GATO: GPU-Accelerated and Batched Trajectory Optimization for Scalable Edge Model Predictive Control
Alexander Du, Emre Adabag, Gabriel Bravo, Brian Plancher
TL;DR
GATO presents a GPU-accelerated batched trajectory optimization solver co-designed across algorithms, software, and hardware to deliver real-time throughput for tens-to-hundreds of TO problems in MPC. By formulating and solving a batched Schur-complement system with a GPU-friendly PCG and a symmetric stair preconditioner, GATO achieves up to 18–21× speedups over CPU baselines and 1.4–16× over previous GPU solvers as batch size grows. The approach enables real-time, disturbance-aware planning and control on robotic hardware, demonstrated through simulations and KUKA iiwa experiments, and is released as open-source for reproducibility and adoption. The results show favorable scalability with total knot points $N\cdot M$ and provide practical insights into batch-size sweet spots for accuracy and latency trade-offs.
Abstract
While Model Predictive Control (MPC) delivers strong performance across robotics applications, solving the underlying (batches of) nonlinear trajectory optimization (TO) problems online remains computationally demanding.
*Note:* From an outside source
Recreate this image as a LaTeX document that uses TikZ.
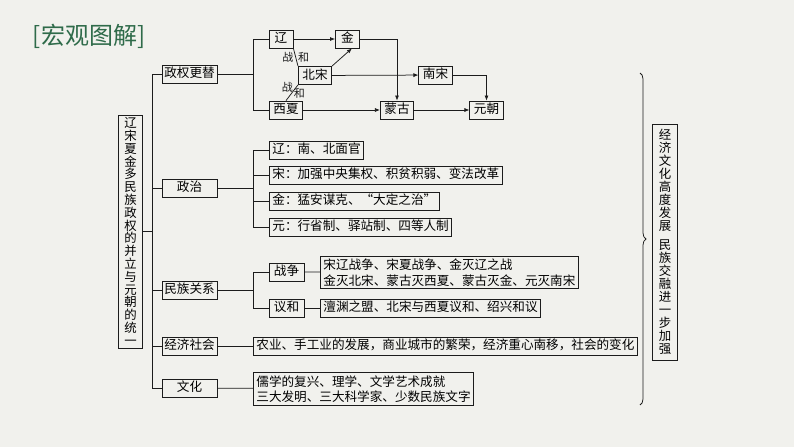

Existing GPU-accelerated approaches typically (i) parallelize a single solve to meet real-time deadlines, (ii) scale to very large batches at slower-than-real-time rates, or (iii) achieve speed by restricting model generality (e.g., point-mass dynamics or a single linearization). This leaves a large gap in solver performance for many state-of-the-art MPC applications that require real-time batches of tens to low-hundreds of solves. As such, we present GATO, an open source, GPU-accelerated, batched TO solver co-designed across algorithm, software, and computational hardware to deliver real-time throughput for these moderate batch size regimes. Our approach leverages a combination of block-, warp-, and thread-level parallelism within and across solves for ultra-high performance. We demonstrate the effectiveness of our approach through a combination of: simulated benchmarks showing speedups of 18-21x over CPU baselines and 1.4-16x over GPU baselines as batch size increases; case studies highlighting improved disturbance rejection and convergence behavior; and finally a validation on hardware using an industrial manipulator. We open source GATO to support reproducibility and adoption.